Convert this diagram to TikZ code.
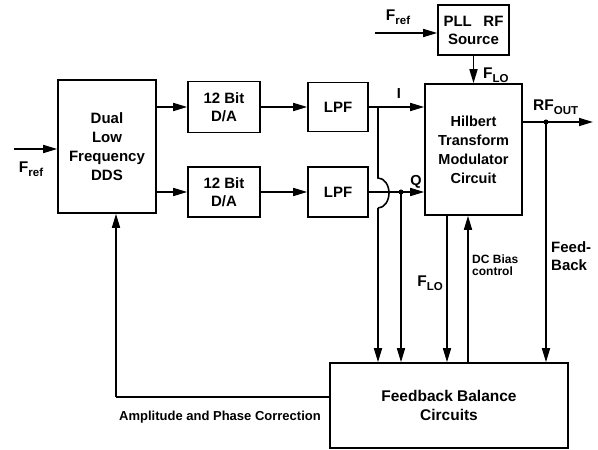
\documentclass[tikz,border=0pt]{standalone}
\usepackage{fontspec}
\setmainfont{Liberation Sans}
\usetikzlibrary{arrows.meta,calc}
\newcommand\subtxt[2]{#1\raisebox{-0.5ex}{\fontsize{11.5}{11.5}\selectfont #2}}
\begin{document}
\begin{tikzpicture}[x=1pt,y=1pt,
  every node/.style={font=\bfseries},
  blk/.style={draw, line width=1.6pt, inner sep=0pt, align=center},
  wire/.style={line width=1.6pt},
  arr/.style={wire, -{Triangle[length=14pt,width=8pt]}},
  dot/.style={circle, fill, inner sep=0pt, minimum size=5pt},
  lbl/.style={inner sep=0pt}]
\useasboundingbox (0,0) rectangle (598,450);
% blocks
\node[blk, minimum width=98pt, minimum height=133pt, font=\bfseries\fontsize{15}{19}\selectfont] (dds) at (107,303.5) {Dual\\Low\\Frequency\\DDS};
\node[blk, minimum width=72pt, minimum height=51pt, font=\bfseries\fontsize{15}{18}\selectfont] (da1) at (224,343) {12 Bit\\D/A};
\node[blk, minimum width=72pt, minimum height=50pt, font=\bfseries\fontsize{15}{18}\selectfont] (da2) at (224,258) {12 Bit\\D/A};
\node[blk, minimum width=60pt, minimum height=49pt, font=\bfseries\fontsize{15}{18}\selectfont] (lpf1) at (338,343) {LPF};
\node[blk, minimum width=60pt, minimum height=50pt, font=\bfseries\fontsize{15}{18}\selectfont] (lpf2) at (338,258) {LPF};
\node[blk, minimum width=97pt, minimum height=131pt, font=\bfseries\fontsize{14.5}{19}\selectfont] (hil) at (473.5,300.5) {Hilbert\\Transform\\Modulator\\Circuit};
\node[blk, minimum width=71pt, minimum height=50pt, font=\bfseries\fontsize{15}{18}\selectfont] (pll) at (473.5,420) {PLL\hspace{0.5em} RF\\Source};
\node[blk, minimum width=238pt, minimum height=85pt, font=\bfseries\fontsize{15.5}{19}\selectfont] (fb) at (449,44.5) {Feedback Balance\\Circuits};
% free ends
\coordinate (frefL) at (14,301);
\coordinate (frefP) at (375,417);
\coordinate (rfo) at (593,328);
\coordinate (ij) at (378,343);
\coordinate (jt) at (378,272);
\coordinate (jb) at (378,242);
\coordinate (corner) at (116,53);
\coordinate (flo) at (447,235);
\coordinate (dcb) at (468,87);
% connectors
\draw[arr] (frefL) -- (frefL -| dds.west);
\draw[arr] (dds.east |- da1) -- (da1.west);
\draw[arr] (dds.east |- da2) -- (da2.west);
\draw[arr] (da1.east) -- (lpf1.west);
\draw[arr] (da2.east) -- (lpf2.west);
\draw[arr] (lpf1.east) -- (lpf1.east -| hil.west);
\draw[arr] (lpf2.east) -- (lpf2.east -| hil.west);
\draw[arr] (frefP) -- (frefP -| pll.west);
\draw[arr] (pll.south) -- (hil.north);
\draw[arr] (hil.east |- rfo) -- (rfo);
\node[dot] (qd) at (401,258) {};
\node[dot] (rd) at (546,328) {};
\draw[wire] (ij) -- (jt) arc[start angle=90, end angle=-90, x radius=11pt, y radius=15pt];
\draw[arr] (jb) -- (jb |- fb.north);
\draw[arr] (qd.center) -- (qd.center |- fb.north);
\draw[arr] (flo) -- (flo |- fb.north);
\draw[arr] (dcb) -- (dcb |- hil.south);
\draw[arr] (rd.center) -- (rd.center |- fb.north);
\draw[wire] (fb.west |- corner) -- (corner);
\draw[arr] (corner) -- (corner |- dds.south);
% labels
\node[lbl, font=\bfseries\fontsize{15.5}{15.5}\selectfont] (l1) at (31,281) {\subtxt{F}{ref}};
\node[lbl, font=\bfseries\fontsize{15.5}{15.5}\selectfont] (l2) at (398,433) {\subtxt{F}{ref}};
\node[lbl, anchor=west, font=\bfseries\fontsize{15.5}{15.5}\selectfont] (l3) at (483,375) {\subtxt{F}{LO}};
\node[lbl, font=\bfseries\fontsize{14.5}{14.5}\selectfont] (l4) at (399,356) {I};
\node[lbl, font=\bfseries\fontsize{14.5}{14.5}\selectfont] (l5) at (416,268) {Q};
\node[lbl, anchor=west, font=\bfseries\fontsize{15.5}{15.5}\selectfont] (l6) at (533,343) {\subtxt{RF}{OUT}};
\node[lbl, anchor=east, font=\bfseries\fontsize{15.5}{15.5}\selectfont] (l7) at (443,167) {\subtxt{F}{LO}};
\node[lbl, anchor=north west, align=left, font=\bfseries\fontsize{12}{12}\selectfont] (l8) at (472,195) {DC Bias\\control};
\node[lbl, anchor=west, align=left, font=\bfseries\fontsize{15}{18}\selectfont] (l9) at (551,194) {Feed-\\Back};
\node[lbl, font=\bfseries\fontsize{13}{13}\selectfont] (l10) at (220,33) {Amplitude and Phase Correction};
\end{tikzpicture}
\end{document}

-=-=-=-=-

_SHORT TASK_.
The data above needs to be retyped exactly, with the images left out.

_SOLUTION FOR THIS EXERCISE_.
Convert this diagram to TikZ code.
\documentclass[tikz,border=0pt]{standalone}
\usepackage{fontspec}
\setmainfont{Liberation Sans}
\usetikzlibrary{arrows.meta,calc}
\newcommand\subtxt[2]{#1\raisebox{-0.5ex}{\fontsize{11.5}{11.5}\selectfont #2}}
\begin{document}
\begin{tikzpicture}[x=1pt,y=1pt,
  every node/.style={font=\bfseries},
  blk/.style={draw, line width=1.6pt, inner sep=0pt, align=center},
  wire/.style={line width=1.6pt},
  arr/.style={wire, -{Triangle[length=14pt,width=8pt]}},
  dot/.style={circle, fill, inner sep=0pt, minimum size=5pt},
  lbl/.style={inner sep=0pt}]
\useasboundingbox (0,0) rectangle (598,450);
% blocks
\node[blk, minimum width=98pt, minimum height=133pt, font=\bfseries\fontsize{15}{19}\selectfont] (dds) at (107,303.5) {Dual\\Low\\Frequency\\DDS};
\node[blk, minimum width=72pt, minimum height=51pt, font=\bfseries\fontsize{15}{18}\selectfont] (da1) at (224,343) {12 Bit\\D/A};
\node[blk, minimum width=72pt, minimum height=50pt, font=\bfseries\fontsize{15}{18}\selectfont] (da2) at (224,258) {12 Bit\\D/A};
\node[blk, minimum width=60pt, minimum height=49pt, font=\bfseries\fontsize{15}{18}\selectfont] (lpf1) at (338,343) {LPF};
\node[blk, minimum width=60pt, minimum height=50pt, font=\bfseries\fontsize{15}{18}\selectfont] (lpf2) at (338,258) {LPF};
\node[blk, minimum width=97pt, minimum height=131pt, font=\bfseries\fontsize{14.5}{19}\selectfont] (hil) at (473.5,300.5) {Hilbert\\Transform\\Modulator\\Circuit};
\node[blk, minimum width=71pt, minimum height=50pt, font=\bfseries\fontsize{15}{18}\selectfont] (pll) at (473.5,420) {PLL\hspace{0.5em} RF\\Source};
\node[blk, minimum width=238pt, minimum height=85pt, font=\bfseries\fontsize{15.5}{19}\selectfont] (fb) at (449,44.5) {Feedback Balance\\Circuits};
% free ends
\coordinate (frefL) at (14,301);
\coordinate (frefP) at (375,417);
\coordinate (rfo) at (593,328);
\coordinate (ij) at (378,343);
\coordinate (jt) at (378,272);
\coordinate (jb) at (378,242);
\coordinate (corner) at (116,53);
\coordinate (flo) at (447,235);
\coordinate (dcb) at (468,87);
% connectors
\draw[arr] (frefL) -- (frefL -| dds.west);
\draw[arr] (dds.east |- da1) -- (da1.west);
\draw[arr] (dds.east |- da2) -- (da2.west);
\draw[arr] (da1.east) -- (lpf1.west);
\draw[arr] (da2.east) -- (lpf2.west);
\draw[arr] (lpf1.east) -- (lpf1.east -| hil.west);
\draw[arr] (lpf2.east) -- (lpf2.east -| hil.west);
\draw[arr] (frefP) -- (frefP -| pll.west);
\draw[arr] (pll.south) -- (hil.north);
\draw[arr] (hil.east |- rfo) -- (rfo);
\node[dot] (qd) at (401,258) {};
\node[dot] (rd) at (546,328) {};
\draw[wire] (ij) -- (jt) arc[start angle=90, end angle=-90, x radius=11pt, y radius=15pt];
\draw[arr] (jb) -- (jb |- fb.north);
\draw[arr] (qd.center) -- (qd.center |- fb.north);
\draw[arr] (flo) -- (flo |- fb.north);
\draw[arr] (dcb) -- (dcb |- hil.south);
\draw[arr] (rd.center) -- (rd.center |- fb.north);
\draw[wire] (fb.west |- corner) -- (corner);
\draw[arr] (corner) -- (corner |- dds.south);
% labels
\node[lbl, font=\bfseries\fontsize{15.5}{15.5}\selectfont] (l1) at (31,281) {\subtxt{F}{ref}};
\node[lbl, font=\bfseries\fontsize{15.5}{15.5}\selectfont] (l2) at (398,433) {\subtxt{F}{ref}};
\node[lbl, anchor=west, font=\bfseries\fontsize{15.5}{15.5}\selectfont] (l3) at (483,375) {\subtxt{F}{LO}};
\node[lbl, font=\bfseries\fontsize{14.5}{14.5}\selectfont] (l4) at (399,356) {I};
\node[lbl, font=\bfseries\fontsize{14.5}{14.5}\selectfont] (l5) at (416,268) {Q};
\node[lbl, anchor=west, font=\bfseries\fontsize{15.5}{15.5}\selectfont] (l6) at (533,343) {\subtxt{RF}{OUT}};
\node[lbl, anchor=east, font=\bfseries\fontsize{15.5}{15.5}\selectfont] (l7) at (443,167) {\subtxt{F}{LO}};
\node[lbl, anchor=north west, align=left, font=\bfseries\fontsize{12}{12}\selectfont] (l8) at (472,195) {DC Bias\\control};
\node[lbl, anchor=west, align=left, font=\bfseries\fontsize{15}{18}\selectfont] (l9) at (551,194) {Feed-\\Back};
\node[lbl, font=\bfseries\fontsize{13}{13}\selectfont] (l10) at (220,33) {Amplitude and Phase Correction};
\end{tikzpicture}
\end{document}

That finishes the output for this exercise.